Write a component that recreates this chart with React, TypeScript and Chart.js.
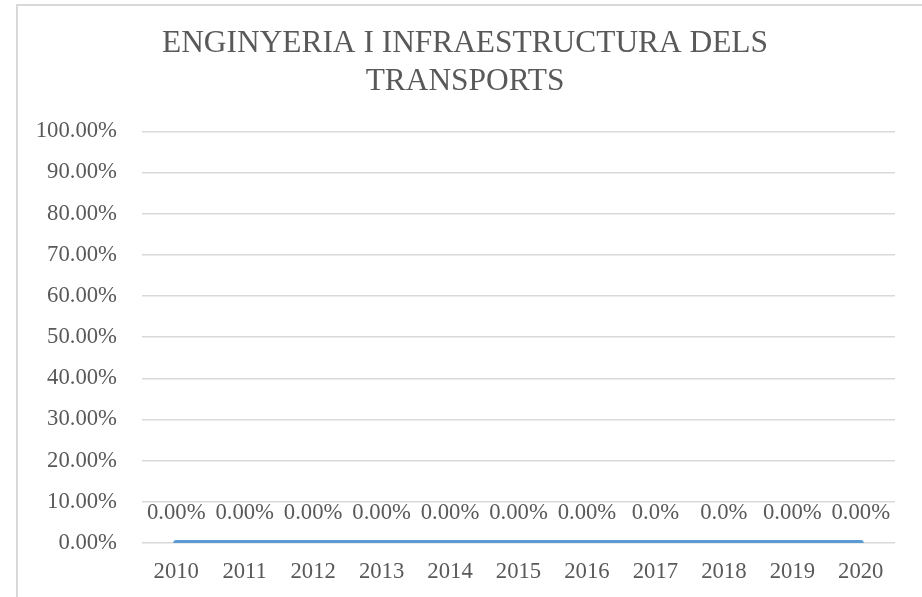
import React, { useEffect, useRef } from "react";
import { Chart, registerables } from "chart.js";

Chart.register(...registerables);

const years = ["2010", "2011", "2012", "2013", "2014", "2015", "2016", "2017", "2018", "2019", "2020"];
const values = [0, 0, 0, 0, 0, 0, 0, 0, 0, 0, 0];
const valueLabels = ["0.00%", "0.00%", "0.00%", "0.00%", "0.00%", "0.00%", "0.00%", "0.0%", "0.0%", "0.00%", "0.00%"];
const titleLines = ["ENGINYERIA I INFRAESTRUCTURA DELS", "TRANSPORTS"];

const FONT = "'Liberation Serif', 'Times New Roman', serif";
const GREY = "#595959";
const FS = 22.7;

const dataLabelPlugin = {
  id: "dataLabels",
  afterDatasetsDraw(chart: any) {
    const ctx = chart.ctx;
    const meta = chart.getDatasetMeta(0);
    ctx.save();
    ctx.font = `${FS}px ${FONT}`;
    ctx.fillStyle = GREY;
    ctx.textAlign = "center";
    ctx.textBaseline = "middle";
    meta.data.forEach((pt: any, i: number) => {
      ctx.fillText(valueLabels[i], pt.x, pt.y - 30);
    });
    ctx.restore();
  },
};

export default function App() {
  const ref = useRef<HTMLCanvasElement>(null);
  useEffect(() => {
    const chart = new Chart(ref.current!, {
      type: "line",
      data: {
        labels: years,
        datasets: [
          {
            data: values,
            borderColor: "#5B9BD5",
            backgroundColor: "#5B9BD5",
            borderWidth: 6,
            borderCapStyle: "round",
            pointRadius: 0,
            tension: 0,
          },
        ],
      },
      options: {
        animation: false,
        responsive: false,
        maintainAspectRatio: false,
        layout: { padding: { left: 17, right: 27, top: 0, bottom: 14 } },
        plugins: {
          legend: { display: false },
          tooltip: { enabled: false },
          title: {
            display: true,
            text: titleLines,
            color: GREY,
            font: { family: FONT, size: 31.4, weight: "normal", lineHeight: 1.2 },
            padding: { top: 19, bottom: 31 },
          },
        },
        scales: {
          x: {
            offset: true,
            grid: { display: false, drawTicks: false },
            border: { display: false },
            ticks: { color: GREY, font: { family: FONT, size: FS }, padding: 15, maxRotation: 0 },
            afterFit: (s: any) => {
              s.height = 40;
            },
          },
          y: {
            min: 0,
            max: 1,
            grid: { color: "#d9d9d9", lineWidth: 1.5, drawTicks: false },
            border: { display: false },
            ticks: {
              stepSize: 0.1,
              color: GREY,
              font: { family: FONT, size: FS },
              padding: 25,
              callback: (v: any) => (Number(v) * 100).toFixed(2) + "%",
            },
            afterFit: (s: any) => {
              s.width = 107;
            },
          },
        },
      },
      plugins: [dataLabelPlugin],
    } as any);
    return () => chart.destroy();
  }, []);
  return (
    <div
      style={{
        position: "fixed",
        left: 16,
        top: 4,
        width: 906,
        height: 593,
        borderTop: "2px solid #d9d9d9",
        borderLeft: "2px solid #d9d9d9",
        background: "#fff",
        boxSizing: "border-box",
      }}
    >
      <canvas ref={ref} width={904} height={591} style={{ display: "block" }} />
    </div>
  );
}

____

Task details: Repeat the lines exactly as they stand, from the opening line of the data through the line with "Chart.register(...registerables);". Pictures stay out of the copy.

Result for this exercise:
Write a component that recreates this chart with React, TypeScript and Chart.js.
import React, { useEffect, useRef } from "react";
import { Chart, registerables } from "chart.js";

Chart.register(...registerables);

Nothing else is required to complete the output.